How credible is the Treasury's forecast that Brexit would make us between £2600 and £5200 a year poorer?
The Treasury's forecast that leaving the EU would leave British households quite a lot poorer on average - between £2600 a year and £5200 a year worse off in 15 years - is based on a simple idea that few economists would dispute.
Which is that, all other things being equal, trade and investment falls when barriers to trade and costs of trade increase, and that in turn has a negative knock-on to productivity, or output per worker.
Less trade makes us poorer is an idea that hasn't been disputed since Adam Smith was knocking around these parts 240 years ago.

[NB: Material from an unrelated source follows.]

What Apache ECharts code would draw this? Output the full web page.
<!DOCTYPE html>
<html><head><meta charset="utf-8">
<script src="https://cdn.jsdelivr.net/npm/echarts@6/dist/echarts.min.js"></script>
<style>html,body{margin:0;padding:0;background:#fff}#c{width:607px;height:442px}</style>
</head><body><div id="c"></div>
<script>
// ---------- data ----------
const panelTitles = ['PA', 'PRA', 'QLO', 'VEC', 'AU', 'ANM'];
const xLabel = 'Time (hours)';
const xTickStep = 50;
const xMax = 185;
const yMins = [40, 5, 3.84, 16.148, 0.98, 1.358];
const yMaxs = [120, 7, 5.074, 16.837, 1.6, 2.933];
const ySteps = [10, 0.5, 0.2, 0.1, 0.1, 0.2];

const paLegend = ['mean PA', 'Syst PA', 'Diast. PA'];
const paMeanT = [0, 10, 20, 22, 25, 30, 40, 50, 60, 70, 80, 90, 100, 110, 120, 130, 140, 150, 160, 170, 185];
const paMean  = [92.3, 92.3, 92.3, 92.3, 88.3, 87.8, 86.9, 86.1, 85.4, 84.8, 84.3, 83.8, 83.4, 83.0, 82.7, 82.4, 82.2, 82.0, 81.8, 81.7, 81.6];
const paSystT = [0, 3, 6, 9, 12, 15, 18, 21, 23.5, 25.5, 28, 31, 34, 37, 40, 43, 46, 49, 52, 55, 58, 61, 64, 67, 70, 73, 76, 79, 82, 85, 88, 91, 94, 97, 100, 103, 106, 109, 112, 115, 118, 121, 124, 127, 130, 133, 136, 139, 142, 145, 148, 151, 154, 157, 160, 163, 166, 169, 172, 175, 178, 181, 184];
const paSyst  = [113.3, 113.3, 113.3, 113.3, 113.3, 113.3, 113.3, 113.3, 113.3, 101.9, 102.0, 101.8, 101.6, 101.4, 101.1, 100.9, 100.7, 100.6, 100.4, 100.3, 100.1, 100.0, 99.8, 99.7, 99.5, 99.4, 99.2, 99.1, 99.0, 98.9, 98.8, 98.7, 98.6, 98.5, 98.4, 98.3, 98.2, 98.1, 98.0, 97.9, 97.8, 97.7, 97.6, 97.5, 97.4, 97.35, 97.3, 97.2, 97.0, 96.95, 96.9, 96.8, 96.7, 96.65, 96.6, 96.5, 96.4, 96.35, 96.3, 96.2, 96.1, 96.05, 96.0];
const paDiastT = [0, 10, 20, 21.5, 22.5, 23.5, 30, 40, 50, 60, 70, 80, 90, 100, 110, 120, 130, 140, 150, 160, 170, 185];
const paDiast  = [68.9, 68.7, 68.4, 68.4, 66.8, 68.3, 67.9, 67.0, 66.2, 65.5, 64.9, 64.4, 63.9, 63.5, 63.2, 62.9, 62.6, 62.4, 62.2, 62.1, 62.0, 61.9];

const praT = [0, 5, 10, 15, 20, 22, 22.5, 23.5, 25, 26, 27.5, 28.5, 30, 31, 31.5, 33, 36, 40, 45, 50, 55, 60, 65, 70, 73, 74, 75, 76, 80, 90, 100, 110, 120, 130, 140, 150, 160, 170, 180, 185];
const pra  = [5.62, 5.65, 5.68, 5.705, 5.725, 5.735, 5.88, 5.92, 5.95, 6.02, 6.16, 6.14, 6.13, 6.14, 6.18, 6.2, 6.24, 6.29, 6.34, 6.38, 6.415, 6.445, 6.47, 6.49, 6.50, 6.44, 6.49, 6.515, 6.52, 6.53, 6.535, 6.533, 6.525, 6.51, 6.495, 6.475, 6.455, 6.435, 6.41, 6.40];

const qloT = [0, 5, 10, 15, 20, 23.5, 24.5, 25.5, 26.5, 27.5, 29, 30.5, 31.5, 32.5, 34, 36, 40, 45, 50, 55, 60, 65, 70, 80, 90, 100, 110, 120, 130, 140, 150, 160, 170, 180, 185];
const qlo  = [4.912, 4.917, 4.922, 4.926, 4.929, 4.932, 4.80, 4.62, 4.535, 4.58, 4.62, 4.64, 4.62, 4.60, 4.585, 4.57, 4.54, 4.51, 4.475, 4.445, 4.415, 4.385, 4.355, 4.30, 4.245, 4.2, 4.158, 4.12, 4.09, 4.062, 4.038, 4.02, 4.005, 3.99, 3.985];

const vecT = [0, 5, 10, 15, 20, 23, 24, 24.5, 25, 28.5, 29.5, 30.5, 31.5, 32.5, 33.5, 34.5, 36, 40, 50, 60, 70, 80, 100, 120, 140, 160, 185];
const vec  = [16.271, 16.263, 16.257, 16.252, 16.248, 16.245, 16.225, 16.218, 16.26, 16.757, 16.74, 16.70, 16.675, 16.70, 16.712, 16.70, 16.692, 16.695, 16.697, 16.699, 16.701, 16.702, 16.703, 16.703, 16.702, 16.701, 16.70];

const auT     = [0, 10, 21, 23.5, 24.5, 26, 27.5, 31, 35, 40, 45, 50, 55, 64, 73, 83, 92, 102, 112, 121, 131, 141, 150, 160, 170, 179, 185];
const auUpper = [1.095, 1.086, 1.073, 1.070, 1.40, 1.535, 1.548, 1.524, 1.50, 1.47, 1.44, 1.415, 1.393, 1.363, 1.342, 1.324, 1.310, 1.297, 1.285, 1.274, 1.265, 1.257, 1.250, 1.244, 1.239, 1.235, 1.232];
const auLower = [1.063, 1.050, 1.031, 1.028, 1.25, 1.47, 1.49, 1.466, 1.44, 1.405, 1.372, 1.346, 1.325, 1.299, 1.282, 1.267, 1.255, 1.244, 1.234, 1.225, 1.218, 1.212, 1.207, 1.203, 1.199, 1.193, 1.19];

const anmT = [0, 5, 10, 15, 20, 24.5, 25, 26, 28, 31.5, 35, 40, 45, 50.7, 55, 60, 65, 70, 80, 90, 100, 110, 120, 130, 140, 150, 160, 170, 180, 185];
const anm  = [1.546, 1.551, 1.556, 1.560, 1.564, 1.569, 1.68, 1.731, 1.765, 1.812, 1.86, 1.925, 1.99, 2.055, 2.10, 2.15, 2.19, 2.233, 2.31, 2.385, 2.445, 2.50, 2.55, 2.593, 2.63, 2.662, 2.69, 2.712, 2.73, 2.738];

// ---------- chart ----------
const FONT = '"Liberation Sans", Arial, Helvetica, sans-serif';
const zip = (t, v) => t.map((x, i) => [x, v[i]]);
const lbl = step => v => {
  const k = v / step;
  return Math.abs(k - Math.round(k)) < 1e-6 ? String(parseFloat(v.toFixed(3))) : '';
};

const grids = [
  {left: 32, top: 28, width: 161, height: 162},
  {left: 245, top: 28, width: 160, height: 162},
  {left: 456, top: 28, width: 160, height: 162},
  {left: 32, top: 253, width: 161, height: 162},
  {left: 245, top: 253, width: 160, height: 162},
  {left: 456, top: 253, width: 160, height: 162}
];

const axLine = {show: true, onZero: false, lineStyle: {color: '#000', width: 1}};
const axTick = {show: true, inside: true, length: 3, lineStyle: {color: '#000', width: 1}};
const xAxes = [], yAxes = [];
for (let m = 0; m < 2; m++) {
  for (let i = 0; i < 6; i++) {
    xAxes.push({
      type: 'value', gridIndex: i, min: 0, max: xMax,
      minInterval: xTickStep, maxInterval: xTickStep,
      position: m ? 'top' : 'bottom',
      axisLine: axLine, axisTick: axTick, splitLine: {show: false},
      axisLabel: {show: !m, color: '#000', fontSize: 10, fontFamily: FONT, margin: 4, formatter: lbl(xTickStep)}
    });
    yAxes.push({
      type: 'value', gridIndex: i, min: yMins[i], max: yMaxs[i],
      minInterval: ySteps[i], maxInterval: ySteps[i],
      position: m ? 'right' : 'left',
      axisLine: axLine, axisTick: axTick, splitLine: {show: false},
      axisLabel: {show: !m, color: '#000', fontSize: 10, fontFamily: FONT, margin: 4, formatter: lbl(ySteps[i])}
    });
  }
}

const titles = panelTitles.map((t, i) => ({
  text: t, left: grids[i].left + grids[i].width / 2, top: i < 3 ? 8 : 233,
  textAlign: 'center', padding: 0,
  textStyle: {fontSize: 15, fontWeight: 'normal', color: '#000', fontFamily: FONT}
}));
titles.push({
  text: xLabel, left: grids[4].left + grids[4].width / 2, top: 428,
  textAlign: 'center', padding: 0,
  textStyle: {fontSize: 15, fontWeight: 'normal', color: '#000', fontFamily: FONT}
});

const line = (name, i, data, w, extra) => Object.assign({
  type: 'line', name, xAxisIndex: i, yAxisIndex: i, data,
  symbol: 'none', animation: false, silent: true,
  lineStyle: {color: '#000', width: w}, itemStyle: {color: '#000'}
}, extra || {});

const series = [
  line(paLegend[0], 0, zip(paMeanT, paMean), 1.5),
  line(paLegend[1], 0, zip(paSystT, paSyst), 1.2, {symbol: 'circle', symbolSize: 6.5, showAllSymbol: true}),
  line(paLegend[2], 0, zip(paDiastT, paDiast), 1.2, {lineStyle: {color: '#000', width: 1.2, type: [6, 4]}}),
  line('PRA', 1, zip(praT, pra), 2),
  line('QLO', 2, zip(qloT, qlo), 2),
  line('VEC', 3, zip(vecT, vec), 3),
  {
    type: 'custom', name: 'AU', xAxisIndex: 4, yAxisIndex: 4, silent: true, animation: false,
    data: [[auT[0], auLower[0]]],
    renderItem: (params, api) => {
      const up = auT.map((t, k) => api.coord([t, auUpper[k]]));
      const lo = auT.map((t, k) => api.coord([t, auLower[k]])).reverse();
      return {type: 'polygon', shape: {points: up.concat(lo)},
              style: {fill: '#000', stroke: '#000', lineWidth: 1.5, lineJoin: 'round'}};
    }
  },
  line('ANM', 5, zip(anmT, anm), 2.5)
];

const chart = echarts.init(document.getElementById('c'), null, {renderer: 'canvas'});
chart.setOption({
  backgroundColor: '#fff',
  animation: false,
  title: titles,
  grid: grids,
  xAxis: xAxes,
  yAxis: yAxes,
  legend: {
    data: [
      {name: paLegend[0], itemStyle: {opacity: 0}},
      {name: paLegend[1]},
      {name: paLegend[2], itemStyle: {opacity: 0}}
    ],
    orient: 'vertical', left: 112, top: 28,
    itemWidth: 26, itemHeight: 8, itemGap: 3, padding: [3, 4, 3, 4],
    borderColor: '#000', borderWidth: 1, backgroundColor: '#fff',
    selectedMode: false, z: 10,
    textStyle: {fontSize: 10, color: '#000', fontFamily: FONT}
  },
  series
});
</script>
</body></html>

And even if you believe that the rest of the EU would make our exit as painless and friendly as possible, as many who want to leave the EU do, it is inconceivable that EU governments would offer us unchanged single market access, with no budget contributions and insulation from all future Brussels legislation.
To do so would be to publicly announce the end of the EU - because which other country would rationally wish to continue paying their subs to the EU club, if we were granted all club privileges for free and forever?
So just dismiss the idea that there will be no reduction to trade, investment and growth from leaving.
The legitimate debating point is the quantum of that loss.
And one area where the Treasury will be vulnerable to criticism is that it has not built into its economic model any benefit from British governments taking advantage of the new independence from Brussels to reduce the regulatory burden on business.
Does that invalidate all its calculations?
Probably not.
First it is incredibly difficult to quantify the impact on growth of slightly nebulous reductions in red tape relating to product standards and working conditions - which a future Labour government might not want in any case.
Second it would be naive to assume that whatever access we achieve to the single market will free us from any need to follow Brussels' product and market standards for our goods and services.
For example, Canada and Norway both have to adopt huge amounts of Brussels rules for their respective trade access deals
Another possible flaw in the Treasury calculations is that it is based on the forecasts for population growth and migration made by the Office for National Statistics, and does not assume any fall in migration as a result of quitting the EU.
The point is that if Brexit led to lower migration (which is disputable), our economic cake would be shared between fewer people and in that sense those of us who live here would be relatively richer.
But a smaller population and fewer productive people coming from abroad would also mean slower growth in the cake. And that would mean we would be relatively poorer.
In other words, the migration assumption made by the Treasury probably does not distort its conclusion in any serious way.
So what about the idea that the Treasury is being too pessimistic about the kind of spur our firms would get to trade with faster growing parts of the world, in Asia, Africa and the Americas?
Well maybe Boris Johnson is right that we would triumph in the face of economic adversity.
But "what doesn't kill you, makes you stronger" is not a precept willingly adopted even by the most confident of entrepreneurs.
Two other points.
These predictions - including that the lower growth would lead to proportionately smaller tax revenues, which would more than offset the termination of our EU budget contributions by £36bn a year by 2030 - do not assume any major shock to the economy from the process of leaving.
A separate Treasury paper will assess the size and probability of such a shock - which many in the City could be very large.
Also, anyone who has doubts about the Treasury's impartiality - reasonable doubts, as it happens - needs to explain why most economists would agree with the direction of its predictions.
What the well-resourced Leave campaign needs to do, if it really wants to challenge the idea that Brexit makes us poorer, is to commission its own forecasts from credible independent economists.
If it fails to do so, voters will draw their own conclusions.